The call ended in static, leaving Seymour gripping his desk so tightly his knuckles turned white.
Now, back in the present, he stood before the central command screen, face illuminated by the red glow of incoming data. His anger was barely contained. Failure was not something he tolerated. The mission had been clear—capture the targets alive. The ASA didn’t fail. Not under his watch.
He typed rapidly on the encrypted console, composing an immediate report to the Queen herself.
“Your Majesty, your information was correct. However, our agents were unable to secure the targets. The girl and the traitor have escaped with the Ancient Fae. No trace remains.”
He hesitated before sending it, his jaw tightening. The Queen’s temper was legendary—but so was her desperation. And desperation was something he could exploit.
Minutes later, the reply came.
Short. Cold. Brutal.
“My men have found traces of them. They are camped near the northern lake. I expect results, Director. Or I will find a new alliance.”

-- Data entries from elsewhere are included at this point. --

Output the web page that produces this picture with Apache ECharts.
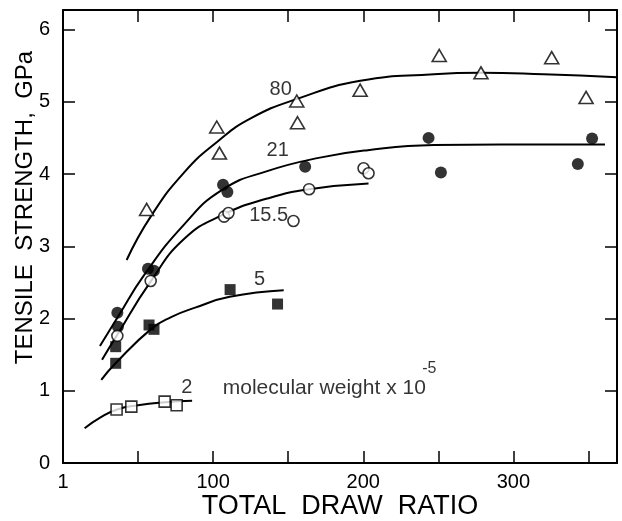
<!DOCTYPE html>
<html>
<head>
<meta charset="UTF-8">
<title>Tensile strength vs draw ratio</title>
<style>
  html, body { margin: 0; padding: 0; background: #fff; }
  #main { width: 622px; height: 521px; }
</style>
</head>
<body>
<div id="main"></div>
<script src="https://cdn.jsdelivr.net/npm/echarts@6/dist/echarts.min.js"></script>
<script>
// measured points, [draw ratio, strength GPa]
var tri80 = [[55.7, 3.51], [102.4, 4.65], [104.2, 4.29], [155.7, 5.01], [156.2, 4.71],
  [197.9, 5.16], [250.6, 5.64], [278.4, 5.40], [325.5, 5.61], [348.4, 5.06]];
var dot21 = [[36.2, 2.08], [36.6, 1.885], [56.6, 2.69], [60.6, 2.66], [106.6, 3.85],
  [109.5, 3.75], [161.3, 4.10], [243.5, 4.50], [251.7, 4.02], [342.9, 4.14], [352.4, 4.49]];
var ring155 = [[36.2, 1.76], [58.4, 2.52], [107.3, 3.41], [110.2, 3.46], [153.5, 3.35],
  [163.9, 3.79], [200.2, 4.08], [203.5, 4.01]];
var sq5 = [[35.1, 1.61], [35.1, 1.38], [57.3, 1.91], [60.6, 1.85], [111.3, 2.40], [142.9, 2.20]];
var box2 = [[35.7, 0.74], [45.5, 0.78], [67.7, 0.85], [75.7, 0.80]];

// hand drawn curves
var curve80 = [[42.4, 2.81], [58.4, 3.41], [80.6, 4.02], [103, 4.45], [125, 4.77], [156, 5.04],
  [198, 5.29], [247, 5.38], [278, 5.40], [320, 5.38], [369, 5.34]];
var curve21 = [[24.6, 1.62], [36.5, 2.02], [54, 2.6], [80.6, 3.3], [106, 3.78], [136, 4.04],
  [172, 4.23], [203, 4.33], [247, 4.40], [292, 4.41], [361, 4.41]];
var curve155 = [[26, 1.43], [36, 1.77], [58, 2.5], [80.6, 3.1], [107, 3.44], [136, 3.66],
  [164, 3.79], [203.5, 3.87]];
var curve5 = [[25.5, 1.15], [35, 1.38], [59, 1.86], [72, 2.02], [88, 2.15], [111, 2.3], [147, 2.39]];
var curve2 = [[14.4, 0.48], [25, 0.63], [36, 0.74], [50, 0.8], [68, 0.84], [86, 0.86]];

var curveLabels = [['80', 145, 5.17], ['21', 143, 4.33], ['15.5', 137, 3.43], ['5', 131, 2.54], ['2', 82.4, 1.04]];
var noteText = [['molecular weight x 10', 106.4, 1.03], ['-5', 244, 1.30]];

var xLabels = { 0: '1', 100: '100', 200: '200', 300: '300' };
var yLabels = [0, 1, 2, 3, 4, 5, 6];

var font = 'Liberation Sans, Arial, sans-serif';
var myChart = echarts.init(document.getElementById('main'));

function lineSeries(d) {
  return {
    type: 'line', data: d, smooth: 0.5, showSymbol: false, symbol: 'none',
    lineStyle: { color: '#000', width: 2 }, z: 2, silent: true
  };
}
function markSeries(d, symbol, size, filled) {
  return {
    type: 'scatter', data: d, symbol: symbol, symbolSize: size, z: 3,
    itemStyle: { color: filled ? '#000' : '#fff', borderColor: '#000', borderWidth: filled ? 0 : 1.6 }
  };
}
function textSeries(d, size, align) {
  return {
    type: 'scatter', symbolSize: 0, z: 4,
    data: d.map(function (t) { return { value: [t[1], t[2]], name: t[0] }; }),
    label: {
      show: true, position: 'inside', formatter: '{b}', color: '#000',
      fontFamily: font, fontSize: size, align: align
    }
  };
}

var axisBase = {
  type: 'value', splitLine: { show: false },
  axisLine: { show: true, onZero: false, lineStyle: { color: '#000', width: 2 } },
  axisTick: { show: true, inside: true, length: 12, lineStyle: { color: '#000', width: 1.5 } }
};

var option = {
  animation: false,
  backgroundColor: '#fff',
  grid: { left: 63, right: 5, top: 10, bottom: 58, outerBoundsMode: 'none', containLabel: false },
  xAxis: [
    Object.assign({}, axisBase, {
      min: 0, max: 369, interval: 50,
      name: 'TOTAL  DRAW  RATIO', nameLocation: 'middle', nameGap: 30, nameMoveOverlap: false,
      nameTextStyle: { fontFamily: font, fontSize: 27, color: '#000' },
      axisLabel: {
        fontFamily: font, fontSize: 20, color: '#000', margin: 9, showMaxLabel: false,
        formatter: function (v) { return xLabels[v] || ''; }
      }
    }),
    Object.assign({}, axisBase, {
      min: 0, max: 369, interval: 50, position: 'top', axisLabel: { show: false }
    })
  ],
  yAxis: [
    Object.assign({}, axisBase, {
      min: 0, max: 6.27, interval: 1,
      name: 'TENSILE  STRENGTH,  GPa', nameLocation: 'middle', nameGap: 26, nameRotate: 90,
      nameMoveOverlap: false,
      nameTextStyle: { fontFamily: font, fontSize: 24, color: '#000', padding: [0, 0, 0, 58] },
      axisLabel: {
        fontFamily: font, fontSize: 20, color: '#000', margin: 13, showMaxLabel: false,
        formatter: function (v) { return yLabels.indexOf(v) >= 0 ? String(v) : ''; }
      }
    }),
    Object.assign({}, axisBase, {
      min: 0, max: 6.27, interval: 1, position: 'right', axisLabel: { show: false }
    })
  ],
  series: [
    lineSeries(curve80), lineSeries(curve21), lineSeries(curve155), lineSeries(curve5), lineSeries(curve2),
    markSeries(tri80, 'triangle', [14, 12], false),
    markSeries(dot21, 'circle', 12, true),
    markSeries(ring155, 'circle', 11, false),
    markSeries(sq5, 'rect', 11, true),
    markSeries(box2, 'rect', 11, false),
    textSeries(curveLabels, 20, 'center'),
    textSeries(noteText.slice(0, 1), 21, 'left'),
    textSeries(noteText.slice(1), 16, 'center')
  ]
};

myChart.setOption(option);
</script>
</body>
</html>
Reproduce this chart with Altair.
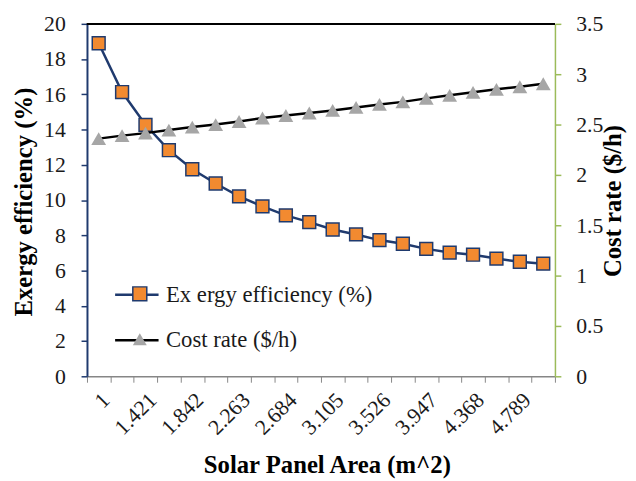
import altair as alt
import pandas as pd

# ---- data ----
areas = ["1", "1.211", "1.421", "1.632", "1.842", "2.053", "2.263", "2.474", "2.684", "2.895",
         "3.105", "3.316", "3.526", "3.737", "3.947", "4.158", "4.368", "4.579", "4.789", "5"]
shown_labels = ["1", "1.421", "1.842", "2.263", "2.684", "3.105", "3.526", "3.947", "4.368", "4.789"]
exergy = [18.9, 16.13, 14.27, 12.83, 11.75, 10.94, 10.21, 9.64, 9.13, 8.75,
          8.33, 8.05, 7.73, 7.52, 7.23, 7.02, 6.9, 6.68, 6.5, 6.39]
cost = [2.36, 2.39, 2.415, 2.445, 2.475, 2.50, 2.53, 2.565, 2.59, 2.615,
        2.64, 2.67, 2.70, 2.725, 2.76, 2.79, 2.82, 2.85, 2.875, 2.905]
left_ticks = [0, 2, 4, 6, 8, 10, 12, 14, 16, 18, 20]
right_ticks = [0, 0.5, 1, 1.5, 2, 2.5, 3, 3.5]
E = "Ex ergy efficiency (%)"
C = "Cost rate ($/h)"

df = pd.DataFrame({"area": areas, "exergy": exergy, "cost": cost})

W, H = 474, 357
NAVY = "#1F3A6E"
ORANGE = "#F28A30"
GRAY = "#A6A6A6"
GREEN = "#9BBB59"
FONT = "Times New Roman"

label_list = "[" + ",".join("'" + s + "'" for s in shown_labels) + "]"
x_enc = alt.X(
    "area:N", sort=areas, bandPosition=0.5,
    scale=alt.Scale(type="band", paddingInner=0, paddingOuter=0),
    axis=alt.Axis(
        title="Solar Panel Area (m^2)", labelAngle=-45, tickBand="extent",
        labelExpr="indexof(" + label_list + ", datum.label) >= 0 ? datum.label : ''",
        tickSize=6, tickColor="#868686", domainColor="#868686", domainWidth=1.5,
        labelPadding=7, labelFontSize=22, titleFontSize=25, titleFontWeight="bold",
        titleX=243, titleY=89, titleBaseline="middle", titleAlign="center",
    ),
)

line_legend = alt.Legend(
    title=None, orient="none", legendX=27, legendY=251, symbolSize=1936,
    symbolStrokeWidth=2.5, labelFontSize=23, labelOffset=6, rowPadding=10,
    padding=0, labelFont=FONT, labelColor="#1a1a1a", labelLimit=400,
)
pt_legend = alt.Legend(
    title=None, orient="none", legendX=42, legendY=262, symbolSize=200,
    labelFontSize=23, labelExpr="' '", rowPadding=22, padding=0, zindex=2,
    labelFont=FONT, labelLimit=400,
)
color_scale = alt.Scale(domain=[E, C], range=[NAVY, "black"])
pkeys = ["pe", "pc"]
fill_scale = alt.Scale(domain=pkeys, range=[ORANGE, GRAY])
shape_scale = alt.Scale(domain=pkeys, range=["square", "triangle-up"])
stroke_scale = alt.Scale(domain=pkeys, range=[NAVY, "transparent"])

y_left = alt.Y(
    "exergy:Q", scale=alt.Scale(domain=[0, 20], nice=False),
    axis=alt.Axis(
        title="Exergy efficiency (%)", values=left_ticks, grid=False, orient="left",
        domainColor=NAVY, domainWidth=2, tickColor=NAVY, tickWidth=1.5, tickSize=6,
        labelPadding=16, labelFontSize=22, titleFontSize=25, titleFontWeight="bold",
        titleX=-64, titleY=180, titleAngle=270, titleAlign="center", titleBaseline="middle",
    ),
)
y_right = alt.Y(
    "cost:Q", scale=alt.Scale(domain=[0, 3.5], nice=False),
    axis=alt.Axis(
        title="Cost rate ($/h)", values=right_ticks, format="~g", grid=False, orient="right",
        domainColor=GREEN, domainWidth=1.5, tickColor=GREEN, tickWidth=1.5, tickSize=6,
        labelPadding=15, labelFontSize=22, titleFontSize=25, titleFontWeight="bold",
        titleX=58, titleY=179, titleAngle=270, titleAlign="center", titleBaseline="middle",
    ),
)

base_e = alt.Chart(df).transform_calculate(series="'" + E + "'", pk="'pe'")
base_c = alt.Chart(df).transform_calculate(series="'" + C + "'", pk="'pc'")

color_enc = alt.Color("series:N", scale=color_scale, legend=line_legend)
fill_enc = alt.Fill("pk:N", scale=fill_scale, legend=pt_legend)
shape_enc = alt.Shape("pk:N", scale=shape_scale, legend=pt_legend)
stroke_enc = alt.Stroke("pk:N", scale=stroke_scale, legend=pt_legend)

line_e = base_e.mark_line(strokeWidth=2.5).encode(x=x_enc, y=y_left, color=color_enc)
pts_e = base_e.mark_point(filled=True, size=169, strokeWidth=1.5, opacity=1).encode(
    x=x_enc, y=y_left, fill=fill_enc, shape=shape_enc, stroke=stroke_enc)
line_c = base_c.mark_line(strokeWidth=2.5).encode(x=x_enc, y=y_right, color=color_enc)
pts_c = base_c.mark_point(filled=True, size=225, strokeWidth=1.5, opacity=1).encode(
    x=x_enc, y=y_right, fill=fill_enc, shape=shape_enc, stroke=stroke_enc)

top_rule = alt.Chart(df).mark_rule(color="black", strokeWidth=1).encode(
    x=alt.value(0), x2=alt.value(W), y=alt.value(0))

left = alt.layer(line_e, pts_e)
right = alt.layer(line_c, pts_c)

chart = alt.layer(top_rule, left, right).resolve_scale(y="independent").properties(
    width=W, height=H,
    autosize=alt.AutoSizeParams(type="none"),
    padding={"left": 80, "top": 13, "right": 74, "bottom": 103},
).configure(font=FONT).configure_view(stroke=None).configure_axis(
    labelFont=FONT, titleFont=FONT, labelColor="#1a1a1a", titleColor="black",
).configure_legend(labelFont=FONT)

chart.save("out.html", embed_options={"renderer": "svg", "actions": False})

Seymour’s lip curled into a thin smile. “So predictable,” he muttered. “She thinks she’s giving me orders.”
He straightened his coat and turned toward the observation deck, where containment units glowed with blue liquid and shadowed figures writhed behind glass. Failed experiments. Half-human hybrids. Remnants of ASA’s past mistakes—and foundations of its future.
“Prepare a strike team,” he ordered. “Hanson leads. Tell him to move on the northern lake. I want the girl alive. The Fae too.”
He paused, then added with quiet finality, “And if Alpha Gregor resists—
kill him.”
The lights in the command center flickered as if even the air itself feared his words.
Above, the holographic image of the Queen’s crest pulsed faintly, her message still open on the screen.
Neither of them realized—Queen or Director—that the game they were playing had already outgrown them both.
Because somewhere in the misty north, the Fae’s magic was awakening.
And Marigold, the hunted girl with dark warrior blood, was no longer just prey.
She was becoming something far beyond their control.